The first poisoning in Nagyrév took place in 1911; it was not the work of Fazekas. The deaths of other husbands, children, and family members soon followed. The poisonings became a fad, and by the mid-1920s, Nagyrév earned the nickname "the murder district". There were an estimated 45–50 murders over the 18 years that Fazekas lived in the district. She was the closest thing to a doctor the village had, and her cousin was the clerk who filed all the death certificates, allowing the murders to go undetected.

==Capture==
Three conflicting accounts have been cited to explain how the Angel Makers were eventually detected. In one, Szabó, one of the Angel Makers, was caught in the act by two visitors who survived her poisoning attempts. She pointed a finger at a woman with the surname Bukenoveski, who in turn named Fazekas. In another account, a medical student in a neighbouring town found high arsenic levels in a body that washed up on the riverbank, leading to an investigation. However, according to Béla Bodó, a Hungarian-American historian and author of the first scholarly book on the subject, the murders were finally made public in 1929 when an anonymous letter to the editor of a small local newspaper accused women from the Tiszazug region of the country of poisoning family members.

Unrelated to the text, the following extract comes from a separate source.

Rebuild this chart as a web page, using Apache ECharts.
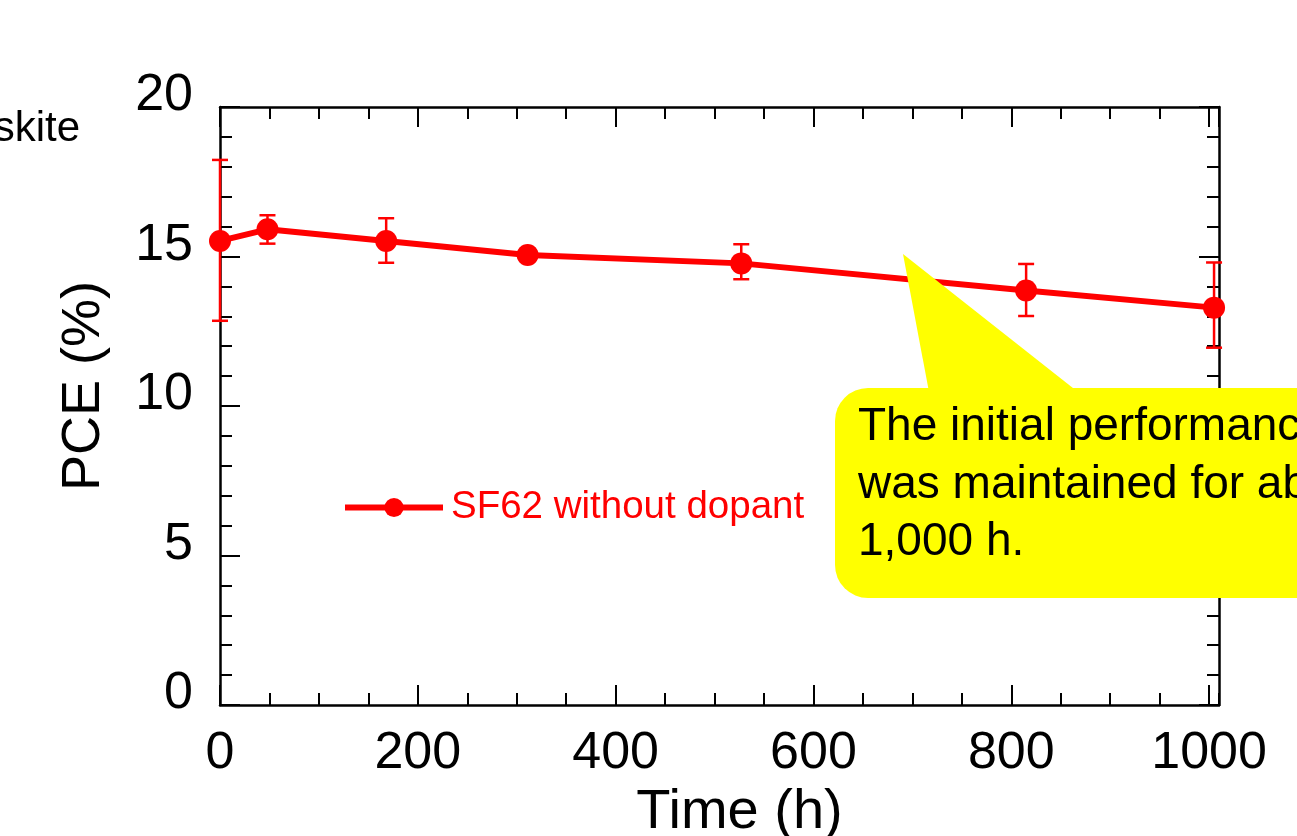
<!DOCTYPE html>
<html>
<head>
<meta charset="utf-8">
<script src="https://cdn.jsdelivr.net/npm/echarts@6/dist/echarts.min.js"></script>
<style>
html,body{margin:0;padding:0;background:#fff;}
#chart{width:1297px;height:836px;}
</style>
</head>
<body>
<div id="chart"></div>
<script>
// ---- data ----
var seriesName = 'SF62 without dopant';
var times = [0, 48, 168, 311, 527, 815, 1005];
var pce = [15.52, 15.91, 15.52, 15.05, 14.77, 13.86, 13.29];
var pceUpper = [18.23, 16.38, 16.28, 15.25, 15.41, 14.75, 14.80];
var pceLower = [12.85, 15.43, 14.79, 14.85, 14.24, 13.01, 11.95];
var xTickLabels = ['0', '200', '400', '600', '800', '1000'];
var yTickLabels = ['0', '5', '10', '15', '20'];
var calloutText = 'The initial performance\nwas maintained for about\n1,000 h.';
var cornerText = 'Perovskite';

var FONT = '"Liberation Sans", Arial, sans-serif';
var RED = '#ff0000';

var lineData = times.map(function (t, i) { return [t, pce[i]]; });
var errData = times.map(function (t, i) { return [t, pceLower[i], pceUpper[i]]; });

var chart = echarts.init(document.getElementById('chart'), null, {renderer: 'canvas'});

function merge(o, extra) { for (var k in extra) o[k] = extra[k]; return o; }
function axLine(show) { return {show: show, onZero: false, lineStyle: {color: '#000', width: 2.5}}; }
function axTick(len) { return {show: true, inside: true, length: len, lineStyle: {color: '#000', width: 2}}; }

function baseX(extra) {
  return merge({
    type: 'value', min: 0, max: 1010,
    splitLine: {show: false},
    axisLine: axLine(false),
    axisLabel: {show: false},
    axisTick: axTick(12)
  }, extra);
}
function baseY(extra) {
  return merge({
    type: 'value', min: 0, max: 20,
    splitLine: {show: false},
    axisLine: axLine(false),
    axisLabel: {show: false},
    axisTick: axTick(12)
  }, extra);
}

var option = {
  animation: false,
  backgroundColor: '#fff',
  grid: {left: 220, top: 107, right: 78, bottom: 131, containLabel: false, outerBoundsMode: 'none'},
  legend: {
    show: true,
    data: [seriesName],
    left: 342, top: 488,
    padding: 0,
    itemWidth: 98, itemHeight: 24,
    lineStyle: {width: 6, color: RED},
    itemStyle: {color: RED},
    textStyle: {color: RED, fontSize: 38.5, fontFamily: FONT, padding: [0, 0, 0, 3]}
  },
  xAxis: [
    baseX({
      position: 'bottom', interval: 200,
      axisLine: axLine(true), axisTick: axTick(20),
      axisLabel: {
        show: true, color: '#000', fontSize: 52, fontFamily: FONT, margin: 23,
        showMaxLabel: false,
        formatter: function (v) { var i = xTickLabels.indexOf(String(v)); return i >= 0 ? xTickLabels[i] : ''; }
      },
      name: 'Time (h)', nameLocation: 'middle', nameGap: 77,
      nameTextStyle: {color: '#000', fontSize: 56, fontFamily: FONT, padding: [0, 0, 0, 40]}
    }),
    baseX({position: 'bottom', interval: 50}),
    baseX({position: 'top', interval: 200, axisLine: axLine(true), axisTick: axTick(20)}),
    baseX({position: 'top', interval: 50})
  ],
  yAxis: [
    baseY({
      position: 'left', interval: 5,
      axisLine: axLine(true), axisTick: axTick(20),
      axisLabel: {
        show: true, color: '#000', fontSize: 52, fontFamily: FONT, margin: 27,
        verticalAlign: 'bottom', lineHeight: 22,
        formatter: function (v) { var i = yTickLabels.indexOf(String(v)); return i >= 0 ? yTickLabels[i] : ''; }
      },
      name: 'PCE (%)', nameLocation: 'middle', nameGap: 109, nameRotate: 90,
      nameTextStyle: {color: '#000', fontSize: 54, fontFamily: FONT, padding: [0, 0, 0, 40]}
    }),
    baseY({position: 'left', interval: 1}),
    baseY({position: 'right', interval: 5, axisLine: axLine(true), axisTick: axTick(20)}),
    baseY({position: 'right', interval: 1})
  ],
  series: [
    {
      name: seriesName,
      type: 'line',
      xAxisIndex: 0, yAxisIndex: 0,
      data: lineData,
      color: RED,
      symbol: 'circle', symbolSize: 22,
      lineStyle: {color: RED, width: 6},
      itemStyle: {color: RED},
      z: 3
    },
    {
      name: 'error',
      type: 'custom',
      xAxisIndex: 0, yAxisIndex: 0,
      data: errData,
      z: 2,
      renderItem: function (params, api) {
        var x = api.value(0);
        var lo = api.coord([x, api.value(1)]);
        var hi = api.coord([x, api.value(2)]);
        var hw = 8;
        var st = {stroke: RED, lineWidth: 2.5};
        return {
          type: 'group',
          children: [
            {type: 'line', shape: {x1: lo[0], y1: lo[1], x2: hi[0], y2: hi[1]}, style: st},
            {type: 'line', shape: {x1: lo[0] - hw, y1: lo[1], x2: lo[0] + hw, y2: lo[1]}, style: st},
            {type: 'line', shape: {x1: hi[0] - hw, y1: hi[1], x2: hi[0] + hw, y2: hi[1]}, style: st}
          ]
        };
      }
    }
  ],
  graphic: [
    {
      type: 'text', x: 80, y: 129, z: 10,
      style: {text: cornerText, fill: '#000', font: '42px ' + FONT, align: 'right', verticalAlign: 'middle'}
    },
    {type: 'polygon', z: 100, zlevel: 1, shape: {points: [[903, 254], [929, 392], [1078, 392]]}, style: {fill: '#ffff00'}},
    {type: 'rect', z: 100, zlevel: 1, shape: {x: 835, y: 388, width: 600, height: 210, r: 33}, style: {fill: '#ffff00'}},
    {type: 'text', z: 101, zlevel: 1, x: 858, y: 399,
      style: {text: calloutText, fill: '#000', font: '46px ' + FONT, lineHeight: 57.5, align: 'left', verticalAlign: 'top'}}
  ]
};
chart.setOption(option);
</script>
</body>
</html>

Authorities exhumed dozens of corpses from the local cemetery. 28 suspects were brought to trial (all but two were women), and they were convicted of 162 murders. While the case was investigated in detail, with 12 trials held between 1929 and 1931, no precise figures for the number of victims are available, as other sources estimated them at around 300. The authorities tried the cases separately in order to avoid publicity. The trials eventually ended with six death sentences (three were hanged, and the sentences of the other three were commuted: one was acquitted and two received life imprisonment), eight cases of life imprisonment, and two shorter prison sentences.

==Bibliography==
- Bodó, Béla. Tiszazug: A Social History of a Murder Epidemic. Columbia University Press East European Monographs, 2003. ISBN 0-88033-487-8.

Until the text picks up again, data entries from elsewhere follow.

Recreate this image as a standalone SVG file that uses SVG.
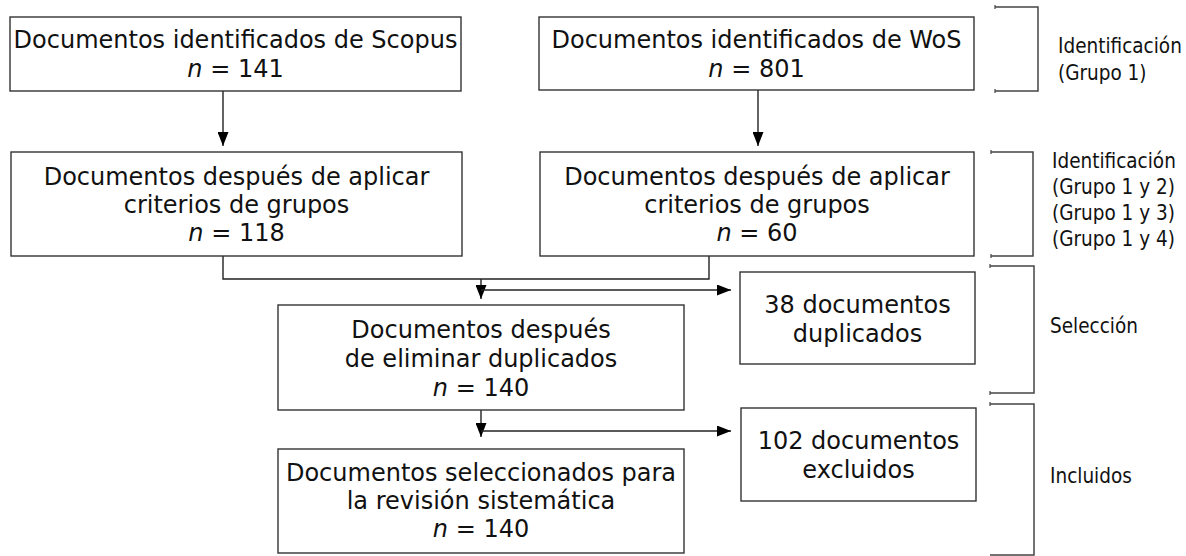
<svg xmlns="http://www.w3.org/2000/svg" width="1186" height="556" viewBox="0 0 1186 556">
<style>
.box{fill:#fff;stroke:#333;stroke-width:1.4}
.t{font-family:"DejaVu Sans","Verdana",sans-serif;font-size:24px;fill:#111;text-anchor:middle}
.lab{font-family:"DejaVu Sans Condensed","DejaVu Sans",sans-serif;font-stretch:condensed;font-size:20.5px;fill:#111}
.c{fill:none;stroke:#222;stroke-width:1.4}
.br{fill:none;stroke:#444;stroke-width:1.5}
.tick{stroke:#444;stroke-width:1.2}
</style>
<defs>
<marker id="ah" markerUnits="userSpaceOnUse" markerWidth="14" markerHeight="11" refX="14" refY="5.5" orient="auto">
<path d="M0,0 L14,5.5 L0,11 z" fill="#000"/>
</marker>
</defs>
<g id="connectors">
<line class="c" x1="223" y1="91" x2="223" y2="146" marker-end="url(#ah)"/>
<line class="c" x1="758" y1="90" x2="758" y2="146" marker-end="url(#ah)"/>
<polyline class="c" points="223,256 223,279 709,279 709,256"/>
<line class="c" x1="481" y1="279" x2="481" y2="299" marker-end="url(#ah)"/>
<line class="c" x1="481" y1="290" x2="731" y2="290" marker-end="url(#ah)"/>
<line class="c" x1="481" y1="410" x2="481" y2="437" marker-end="url(#ah)"/>
<line class="c" x1="481" y1="431" x2="731" y2="431" marker-end="url(#ah)"/>
</g>
<g id="scopus">
<rect class="box" x="10" y="17" width="451" height="74"/>
<text class="t" x="235.5" y="48">Documentos identificados de Scopus</text>
<text class="t" x="235.5" y="77"><tspan font-style="italic">n</tspan> = 141</text>
</g>
<g id="wos">
<rect class="box" x="539" y="17" width="435" height="73"/>
<text class="t" x="756.5" y="48">Documentos identificados de WoS</text>
<text class="t" x="756.5" y="77"><tspan font-style="italic">n</tspan> = 801</text>
</g>
<g id="scopus-criterios">
<rect class="box" x="11" y="152" width="451" height="104"/>
<text class="t" x="236.5" y="185">Documentos después de aplicar</text>
<text class="t" x="236.5" y="213">criterios de grupos</text>
<text class="t" x="236.5" y="241"><tspan font-style="italic">n</tspan> = 118</text>
</g>
<g id="wos-criterios">
<rect class="box" x="540" y="152" width="434" height="104"/>
<text class="t" x="757" y="185">Documentos después de aplicar</text>
<text class="t" x="757" y="213">criterios de grupos</text>
<text class="t" x="757" y="241"><tspan font-style="italic">n</tspan> = 60</text>
</g>
<g id="sin-duplicados">
<rect class="box" x="278" y="305" width="406" height="105"/>
<text class="t" x="481" y="338">Documentos después</text>
<text class="t" x="481" y="367">de eliminar duplicados</text>
<text class="t" x="481" y="396"><tspan font-style="italic">n</tspan> = 140</text>
</g>
<g id="duplicados">
<rect class="box" x="740" y="272" width="235" height="92"/>
<text class="t" x="857.5" y="313">38 documentos</text>
<text class="t" x="857.5" y="342">duplicados</text>
</g>
<g id="excluidos">
<rect class="box" x="741" y="408" width="235" height="93"/>
<text class="t" x="858.5" y="449">102 documentos</text>
<text class="t" x="858.5" y="478">excluidos</text>
</g>
<g id="seleccionados">
<rect class="box" x="278" y="449" width="406" height="104"/>
<text class="t" x="481" y="481">Documentos seleccionados para</text>
<text class="t" x="481" y="509">la revisión sistemática</text>
<text class="t" x="481" y="537"><tspan font-style="italic">n</tspan> = 140</text>
</g>
<g id="fase-identificacion-1">
<polyline class="br" points="995,7 1038,7 1038,91 995,91"/>
<line class="tick" x1="995" y1="5" x2="995" y2="9"/>
<line class="tick" x1="995" y1="89" x2="995" y2="93"/>
<text class="lab" x="1058" y="53">Identificación</text>
<text class="lab" x="1058" y="80">(Grupo 1)</text>
</g>
<g id="fase-identificacion-2">
<polyline class="br" points="991,152 1033,152 1033,256 991,256"/>
<line class="tick" x1="991" y1="150" x2="991" y2="154"/>
<line class="tick" x1="991" y1="254" x2="991" y2="258"/>
<text class="lab" x="1052" y="168">Identificación</text>
<text class="lab" x="1052" y="194">(Grupo 1 y 2)</text>
<text class="lab" x="1052" y="220">(Grupo 1 y 3)</text>
<text class="lab" x="1052" y="246">(Grupo 1 y 4)</text>
</g>
<g id="fase-seleccion">
<polyline class="br" points="990,266 1034,266 1034,393 990,393"/>
<line class="tick" x1="990" y1="264" x2="990" y2="268"/>
<line class="tick" x1="990" y1="391" x2="990" y2="395"/>
<text class="lab" x="1050" y="333">Selección</text>
</g>
<g id="fase-incluidos">
<polyline class="br" points="990,404 1034,404 1034,555 990,555"/>
<line class="tick" x1="990" y1="402" x2="990" y2="406"/>
<text class="lab" x="1050" y="483">Incluidos</text>
</g>
</svg>
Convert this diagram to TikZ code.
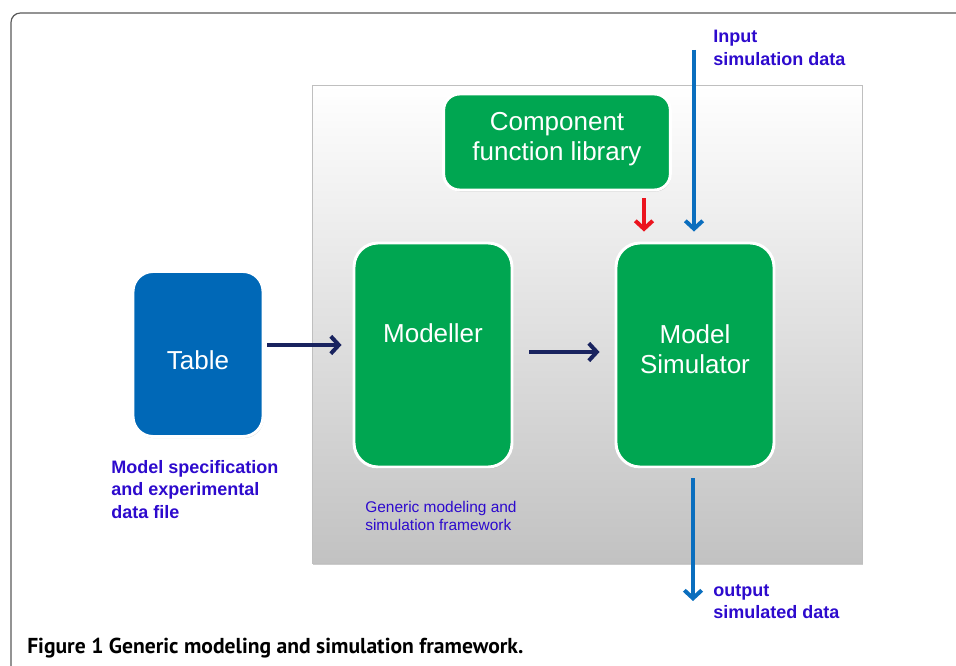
\documentclass[tikz,border=0pt]{standalone}
\usepackage{fontspec}
\setmainfont{Liberation Sans}
\newfontfamily\capfont{PT Sans}
\usetikzlibrary{arrows.meta,shadows,positioning}
\definecolor{boxgreen}{RGB}{0,166,81}
\definecolor{boxblue}{RGB}{0,104,183}
\definecolor{labelblue}{RGB}{45,10,205}
\definecolor{flowblue}{RGB}{10,110,190}
\definecolor{navyblue}{RGB}{25,35,95}
\definecolor{redarrow}{RGB}{235,20,30}

\begin{document}
\begin{tikzpicture}[x=0.75pt,y=-0.75pt]
  \useasboundingbox (0,0) rectangle (956,666);
  \tikzset{BoxStyle/.style      = {draw           = white,
                                   line width     = 2.2pt,
                                   text           = white,
                                   align          = center,
                                   font           = \fontsize{19.5}{22.5}\selectfont,
                                   drop shadow    = {opacity=0.35,
                                                     shadow xshift=0.6pt,
                                                     shadow yshift=-1.2pt}}}
  \tikzset{GreenStyle/.style    = {BoxStyle,
                                   fill           = boxgreen}}
  \tikzset{LabelStyle/.style    = {text           = labelblue,
                                   align          = left,
                                   inner sep      = 0pt,
                                   font           = \bfseries\fontsize{13.5}{17}\selectfont}}
  \tikzset{FlowStyle/.style     = {line width     = 3pt,
                                   -{Straight Barb[length=6pt,width=13pt]}}}
  % outer frame
  \draw[black!65, line width=0.9pt, rounded corners=7pt]
       (11,700) -- (11,13) -- (990,13);
  % framework background
  \node[draw           = black!25,
        line width     = 0.6pt,
        top color      = white,
        bottom color   = black!24,
        minimum width  = 412.5pt,
        minimum height = 358.5pt,
        drop shadow    = {opacity=0.4, shadow xshift=1pt, shadow yshift=-1.5pt}]
       (frame) at (587,324) {};
  % boxes
  \node[GreenStyle, rounded corners=12pt,
        minimum width=170pt, minimum height=72pt] (lib) at (557,142)
       {Component\\function library\\[-14pt]\mbox{}};
  \node[GreenStyle, rounded corners=18pt,
        minimum width=118.5pt, minimum height=168pt] (mod) at (433,355) {};
  \node[text=white, font=\fontsize{19.5}{22.5}\selectfont] (modtext) at (433,333) {Modeller};
  \node[GreenStyle, rounded corners=18pt,
        minimum width=118.5pt, minimum height=168pt] (sim) at (695,355)
       {Model\\Simulator\\[-14pt]\mbox{}};
  \node[BoxStyle, fill=boxblue, rounded corners=15pt,
        minimum width=97.5pt, minimum height=123.75pt] (table) at (198,354)
       {\mbox{}\\[1pt]Table};
  % labels
  \node[LabelStyle, anchor=north west] (inlabel) at (713,30) {Input\\simulation data};
  \node[LabelStyle, anchor=north west] (outlabel) at (713,584) {output\\simulated data};
  \node[LabelStyle, anchor=north west] (speclabel) at (111,460)
       {Model specification\\and experimental\\data file};
  \node[text=labelblue, align=left, inner sep=0pt, anchor=north west,
        font=\fontsize{11.6}{13.5}\selectfont] (framelabel) at (365,501)
       {Generic modeling and\\simulation framework};
  \node[anchor=north west, inner sep=0pt,
        font=\capfont\bfseries\fontsize{16.2}{19}\selectfont] (caption) at (27,638)
       {Figure 1 Generic modeling and simulation framework.};
  % connectors
  \coordinate (in)  at (694,50);
  \coordinate (out) at (693,601);
  \draw[FlowStyle, navyblue] ([shift={(3,-9)}]table.east) -- ([shift={(-11,-10)}]mod.west);
  \draw[FlowStyle, navyblue] ([shift={(16,-3)}]mod.east) -- ([shift={(-15,-3)}]sim.west);
  \draw[FlowStyle, redarrow] ([shift={(87,7)}]lib.south) -- ([shift={(-51,-10)}]sim.north);
  \draw[FlowStyle, flowblue] (in) -- ([shift={(-1,-10)}]sim.north);
  \draw[FlowStyle, flowblue] ([shift={(-2,10)}]sim.south) -- (out);
\end{tikzpicture}
\end{document}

- Gómez, Fernando. Veneno, drama en cuatro actos. Editorial Los Libros del Mississippi, 2024. ISBN 978-84-128242-0-9
- Gregson, Jessica. The Angel Makers. PaperBooks Ltd. 2007. ISBN 0-9551094-6-9.
- McCracken, Patti. The Angel Makers: Arsenic, a Midwife, and Modern History's Most Astonishing Murder Ring. William Morrow. 2023. ISBN 978-0063275034.
- Newton, Michael. The Encyclopedia of Serial Killers. 2nd edition. Checkmark Books. 2006. ISBN 0-8160-6196-3. pp. 1–2.